Nerve-insulating cells more diverse than previously thought
Oligodendrocytes, a type of brain cell that plays a crucial role in diseases such as multiple sclerosis, are more diverse than have previously been thought, according to a new study by researchers at Karolinska Institutet in Sweden. The findings, published in the journal Science, will help increase our understanding of diseases in which these cells are affected and possibly provide clues to future treatment strategies.
In multiple sclerosis and similar neurological diseases, the electrical signals in the brain propagate more slowly. The reduced speed of information flow contributes to symptoms such as numbness, balance and walking difficulties and blurred vision. Multiple sclerosis is characterised by the loss of myelin, a protective sheath that insulates nerve cells and allows rapid transmission of electrical signals in the brain. Myelin is produced by a specialized cell type, the oligodendrocyte. While oligodendrocytes have thus far been thought to be a homogenous population, a different view emerges from the current study.

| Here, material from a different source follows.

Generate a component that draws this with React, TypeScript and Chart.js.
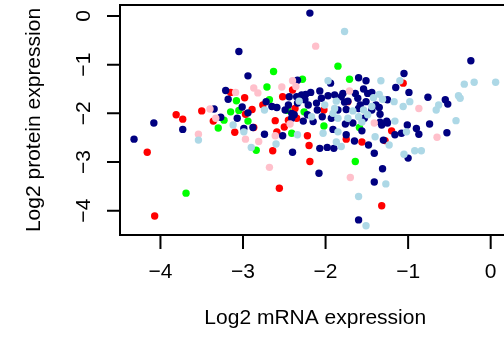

The researchers, led by Dr. Gonçalo Castelo-Branco and Dr. Sten Linnarsson, used the recently developed technique of single cell RNA-sequencing. This method allows investigators to get a snapshot of gene activity in individual cells. In this way, they could reveal differences between cells that may not be visible using classical methods. The researchers analysed more than five thousand oligodendrocytes from several regions of the brain and spinal cord in adolescent and adult mice, which allowed them to see the diversity of these cells with unprecedented detail and clarity.
"We uncovered an unexpected diversity within the oligodendrocyte population", says Sten Linnarsson from the Department of Medical Biochemistry and Biophysics. "In this study, we have identified 12 subclasses of oligodendrocytes and a novel cell distinct from oligodendrocytes residing in the blood vessels"
They found that the initial stages of maturation in oligodendrocyte development were similar across the central nerve system in juvenile mice, whereas different subsets of mature oligodendrocytes were enriched in specific regions in adult brains.
"The uncovering of this unexpected oligodendrocyte diversity might bring new insights on mechanisms of degeneration and regeneration of diseases where myelin is lost, such as multiple sclerosis", says Gonçalo Castelo-Branco at the same department.